NRF2 deficiency is associated with synaptic alterations and ether-linked phospholipid imbalance in the hippocampus.

Synaptic loss is a key factor in the cognitive decline observed during aging and in neurodegenerative diseases such as dementia, where synaptopathy plays a central role in hippocampal dysfunction. In this study, we investigated the role of NRF2, a master regulator of cellular homeostasis, in maintaining synaptic integrity. We assessed synaptic contacts both in vitro and in vivo and found that NRF2 deficiency leads to a significant reduction in vGLUT1 levels, accompanied by a decrease in the number of synaptic contacts.
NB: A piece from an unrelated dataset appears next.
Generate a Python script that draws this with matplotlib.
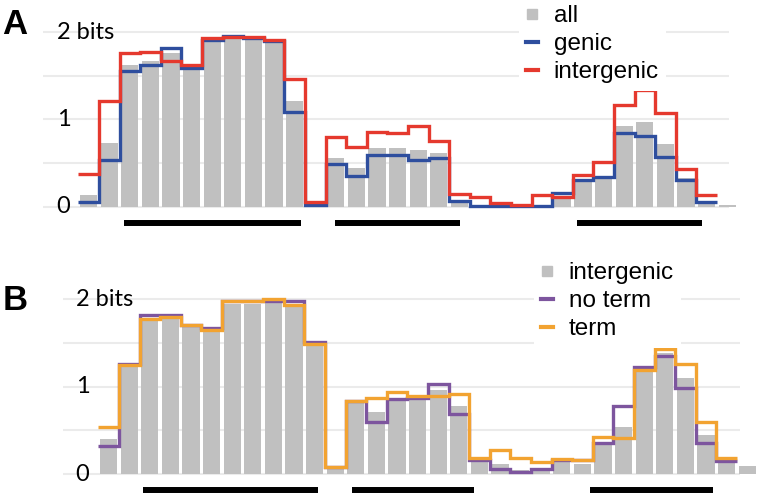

Because synapses are subject to highly dynamic membrane remodeling processes, we analyzed the lipid composition of hippocampi and synaptosomes from NRF2-deficient and wild-type mouse littermates. Our results revealed an accumulation of ether-linked phospholipids in NRF2-deficient mice. When primary neuronal and organotypic cultures were exposed to an ether-lipid precursor, synaptic density decreased. By contrast, the NRF2 activator 6-(methylsulfinyl)hexyl isothiocyanate (6-MSITC or hexaraphane) prevented synaptic loss. Although ether lipids are abundant components of neuronal membranes, their specific role in synaptic function and in age-related loss of homeostatic balance remains poorly understood. This study is the first to demonstrate that NRF2 plays an essential role in preserving synaptic homeostasis through lipid metabolism, suggesting its relevance in the context of aging and neurodegenerative diseases.